La mer des Indes, qui pèfe & penche fur le Midi de l’Aſie, eſt ſéparée de la grande mer du Sud, par une chaîne de montagnes marines qui commencent à l’iſle de Madagaſcar, & continuant jufqu’à celle de Sumatra, comme le démontrent les bas-fonds & les rochers dont cette étendue eſt parſemée, va rejoindre la terre de Diemen & de la Nouvelle-Guinée. M. Buache, géographe, qui a conſidéré la terre en phyſicien, traçant la carte du monde ſur cette hypothèſe, veut que la mer compriſe entre cette longue chaîne d’iſles & les côtes méridionales de l’Aſie, ſoit diviſée en trois grands baſſins, dont la nature ſemble avoir circonſcrit ou deſſiné les limites.

Le premier, ſitué à l’Occident, entre l’Arabie & la Perſe, eſt terminé au Midi par cette chaîne d’iſles, qui, depuis le cap Comorin & les Maldives, s’étend juſqu’à Madagaſcar.

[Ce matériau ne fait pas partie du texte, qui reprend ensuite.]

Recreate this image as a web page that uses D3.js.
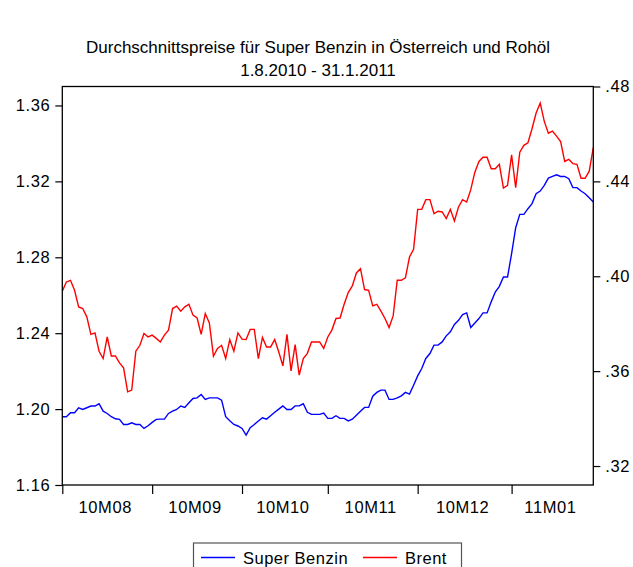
<!DOCTYPE html>
<html>
<head>
<meta charset="utf-8">
<script src="https://cdn.jsdelivr.net/npm/d3@7"></script>
<style>
    body { margin: 0; background: #fff; }
    text { font-family: "Liberation Sans", Arial, sans-serif; }
</style>
</head>
<body>
<script>
"use strict"

/* Tageswerte (Werktage) 2.8.2010 - 31.1.2011 */
const superBenzin = [
    1.1960, 1.1960, 1.1981, 1.1981, 1.2007, 1.1998, 1.2007, 1.2016, 1.2016, 1.2028,
    1.1989, 1.1977, 1.1960, 1.1949, 1.1946, 1.1919, 1.1919, 1.1928, 1.1919, 1.1919,
    1.1898, 1.1912, 1.1930, 1.1946, 1.1947, 1.1947, 1.1977, 1.1989, 1.1998, 1.2016,
    1.2009, 1.2033, 1.2056, 1.2059, 1.2077, 1.2051, 1.2059, 1.2059, 1.2059, 1.2047,
    1.1960, 1.1938, 1.1919, 1.1911, 1.1898, 1.1863, 1.1902, 1.1919, 1.1937, 1.1954,
    1.1947, 1.1965, 1.1983, 1.2000, 1.2017, 1.1998, 1.1998, 1.2017, 1.2017, 1.2028,
    1.1983, 1.1972, 1.1972, 1.1972, 1.1979, 1.1951, 1.1951, 1.1965, 1.1951, 1.1951,
    1.1938, 1.1947, 1.1968, 1.1989, 1.2009, 1.2009, 1.2068, 1.2088, 1.2100, 1.2100,
    1.2051, 1.2051, 1.2059, 1.2070, 1.2088, 1.2079, 1.2126, 1.2175, 1.2214, 1.2267,
    1.2293, 1.2337, 1.2337, 1.2354, 1.2386, 1.2407, 1.2446, 1.2468, 1.2498, 1.2507,
    1.2430, 1.2454, 1.2477, 1.2507, 1.2507, 1.2565, 1.2617, 1.2647, 1.2696, 1.2696,
    1.2819, 1.2956, 1.3026, 1.3026, 1.3056, 1.3083, 1.3135, 1.3149, 1.3179, 1.3217,
    1.3226, 1.3235, 1.3226, 1.3226, 1.3214, 1.3167, 1.3167, 1.3149, 1.3135, 1.3114,
    1.3091
];

const brent = [
    0.3937, 0.3976, 0.3983, 0.3941, 0.3871, 0.3864, 0.3829, 0.3755, 0.3761, 0.3684,
    0.3653, 0.3744, 0.3664, 0.3664, 0.3635, 0.3614, 0.3513, 0.3520, 0.3684, 0.3709,
    0.3759, 0.3744, 0.3752, 0.3738, 0.3723, 0.3752, 0.3773, 0.3864, 0.3874, 0.3853,
    0.3871, 0.3882, 0.3836, 0.3824, 0.3755, 0.3843, 0.3803, 0.3663, 0.3696, 0.3709,
    0.3653, 0.3733, 0.3684, 0.3761, 0.3735, 0.3733, 0.3776, 0.3776, 0.3653, 0.3742,
    0.3702, 0.3702, 0.3733, 0.3681, 0.3622, 0.3755, 0.3601, 0.3712, 0.3583, 0.3653,
    0.3675, 0.3723, 0.3723, 0.3723, 0.3696, 0.3744, 0.3773, 0.3822, 0.3824, 0.3882,
    0.3931, 0.3959, 0.4014, 0.4032, 0.3944, 0.3941, 0.3875, 0.3882, 0.3853, 0.3822,
    0.3784, 0.3833, 0.3983, 0.3983, 0.3993, 0.4081, 0.4114, 0.4282, 0.4282, 0.4323,
    0.4323, 0.4264, 0.4274, 0.4271, 0.4243, 0.4282, 0.4233, 0.4292, 0.4323, 0.4313,
    0.4365, 0.4439, 0.4484, 0.4502, 0.4502, 0.4453, 0.4453, 0.4472, 0.4372, 0.4383,
    0.4512, 0.4373, 0.4523, 0.4552, 0.4563, 0.4622, 0.4688, 0.4730, 0.4653, 0.4603,
    0.4612, 0.4591, 0.4568, 0.4484, 0.4493, 0.4475, 0.4472, 0.4413, 0.4413, 0.4443,
    0.4542
];

/* Monate: Beschriftung und Index des ersten Werktags */
const monate = ["10M08", "10M09", "10M10", "10M11", "10M12", "11M01"];
const monatsAnfang = [0, 22, 44, 65, 87, 110];

const linkeTicks = [1.16, 1.20, 1.24, 1.28, 1.32, 1.36];
const rechteTicks = [0.32, 0.36, 0.40, 0.44, 0.48];

const titel = ["Durchschnittspreise für Super Benzin in Österreich und Rohöl",
    "1.8.2010 - 31.1.2011"];
const serienNamen = ["Super Benzin", "Brent"];
const farben = ["#0000ff", "#ff0000"];

const grafik = { breite: 633, hoehe: 567, links: 62.3, rechts: 593.3, oben: 86.5, unten: 485 };

const svg = d3.select("body")
    .append("svg")
    .attr("width", grafik.breite)
    .attr("height", grafik.hoehe);

const x = d3.scaleLinear()
    .domain([0, superBenzin.length - 1])
    .range([grafik.links, grafik.rechts]);

const yLinks = d3.scaleLinear()
    .domain([1.16, 1.37])
    .range([grafik.unten, grafik.oben]);

const yRechts = d3.scaleLinear()
    .domain([0.312, 0.48])
    .range([grafik.unten, grafik.oben]);

/* Titel */
svg.selectAll("text.titel")
    .data(titel)
    .enter()
    .append("text")
    .attr("class", "titel")
    .attr("x", 318)
    .attr("y", function (d, i) { return 53 + i * 23 })
    .attr("text-anchor", "middle")
    .style("font-size", "17px")
    .text(function (d) { return d });

/* Linien */
const linie = function (skala) {
    return d3.line()
        .x(function (d, i) { return x(i) })
        .y(function (d) { return skala(d) });
};

svg.append("path")
    .datum(brent)
    .attr("fill", "none")
    .attr("stroke", farben[1])
    .attr("stroke-width", 1.4)
    .attr("d", linie(yRechts));

svg.append("path")
    .datum(superBenzin)
    .attr("fill", "none")
    .attr("stroke", farben[0])
    .attr("stroke-width", 1.4)
    .attr("d", linie(yLinks));

/* Rahmen */
svg.append("rect")
    .attr("x", grafik.links)
    .attr("y", grafik.oben)
    .attr("width", grafik.rechts - grafik.links)
    .attr("height", grafik.unten - grafik.oben)
    .attr("fill", "none")
    .attr("stroke", "#000")
    .attr("stroke-width", 1.3);

/* Achsen */
const achseLinks = svg.append("g")
    .attr("transform", "translate(" + grafik.links + ",0)")
    .call(d3.axisLeft(yLinks).tickValues(linkeTicks).tickSize(7).tickPadding(5)
        .tickFormat(d3.format(".2f")));

const achseRechts = svg.append("g")
    .attr("transform", "translate(" + grafik.rechts + ",0)")
    .call(d3.axisRight(yRechts).tickValues(rechteTicks).tickSize(7).tickPadding(5)
        .tickFormat(function (d) { return d3.format(".2f")(d).replace(/^0/, "") }));

const achseUnten = svg.append("g")
    .attr("transform", "translate(0," + grafik.unten + ")")
    .call(d3.axisBottom(x).tickValues(monatsAnfang).tickSize(9).tickFormat(""));

[achseLinks, achseRechts, achseUnten].forEach(function (a) {
    a.select(".domain").remove();
    a.selectAll("line").attr("stroke", "#000").attr("stroke-width", 1.2);
    a.selectAll("text")
        .attr("fill", "#000")
        .style("font-size", "16.5px")
        .style("letter-spacing", "0.6px")
        .style("font-family", "'Liberation Sans', Arial, sans-serif");
});

/* Monatsnamen mittig zwischen den Ticks */
svg.selectAll("text.monat")
    .data(monate)
    .enter()
    .append("text")
    .attr("class", "monat")
    .attr("x", function (d, i) {
        const ende = i + 1 < monatsAnfang.length ? monatsAnfang[i + 1] : superBenzin.length - 1;
        return (x(monatsAnfang[i]) + x(ende)) / 2 - 2;
    })
    .attr("y", 512.5)
    .attr("text-anchor", "middle")
    .style("font-size", "16.5px")
    .style("letter-spacing", "0.6px")
    .text(function (d) { return d });

/* Legende */
const legende = svg.append("g");
legende.append("rect")
    .attr("x", 193.5)
    .attr("y", 543)
    .attr("width", 268)
    .attr("height", 30)
    .attr("fill", "#fff")
    .attr("stroke", "#555")
    .attr("stroke-width", 1.2);

const legX = [201, 363];
serienNamen.forEach(function (name, i) {
    legende.append("line")
        .attr("x1", legX[i])
        .attr("x2", legX[i] + 34)
        .attr("y1", 557.5)
        .attr("y2", 557.5)
        .attr("stroke", farben[i])
        .attr("stroke-width", 1.4);
    legende.append("text")
        .attr("x", legX[i] + 42)
        .attr("y", 563.5)
        .style("font-size", "16.5px")
        .style("letter-spacing", "0.5px")
        .text(name);
});
</script>
</body>
</html>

C’eſt ce baſſin qui, en s’enfonçant dans les terres, creuſe ſans ceſſe le golfe Perſique & la mer Rouge. Le ſecond baſſin forme le golfe de Bengale. Le troiſième eſt le grand Archipel, qui contient les iſles de la Sonde, les Moluques & les Philippines. C’eſt comme un maſſif, qui joint l’Aſie au continent auſtral, lequel ſoutient le poids de la mer Pacifique. Entre cette mer & le grand Archipel, eſt comme un nouveau baſſin, qui forme à l’Orient une chaîne de montagnes marines, qui ſe prolongent depuis les iſles Marianes, juſqu’à celles du Japon. Après ces iſles fameuſes, vient la chaîne des iſles Kouriles, qui va joindre la pointe méridionale de la preſqu’iſle de Kamſchatka ; & cette chaîne renferme un cinquième baſſin, où ſe jette le fleuve Amur, dont l’embouchure, rendue impraticable par les bambous qui y croiſſent, peut faire croire que cette mer n’a guère de profondeur.

Ces détails géographiques, loin de paroître un hors-d’œuvre, étoient comme néceſſaires pour diriger & fixer l’attention ſur le plus riche & le plus beau continent de l’Univers. Entrons-y par l’Indoſtan.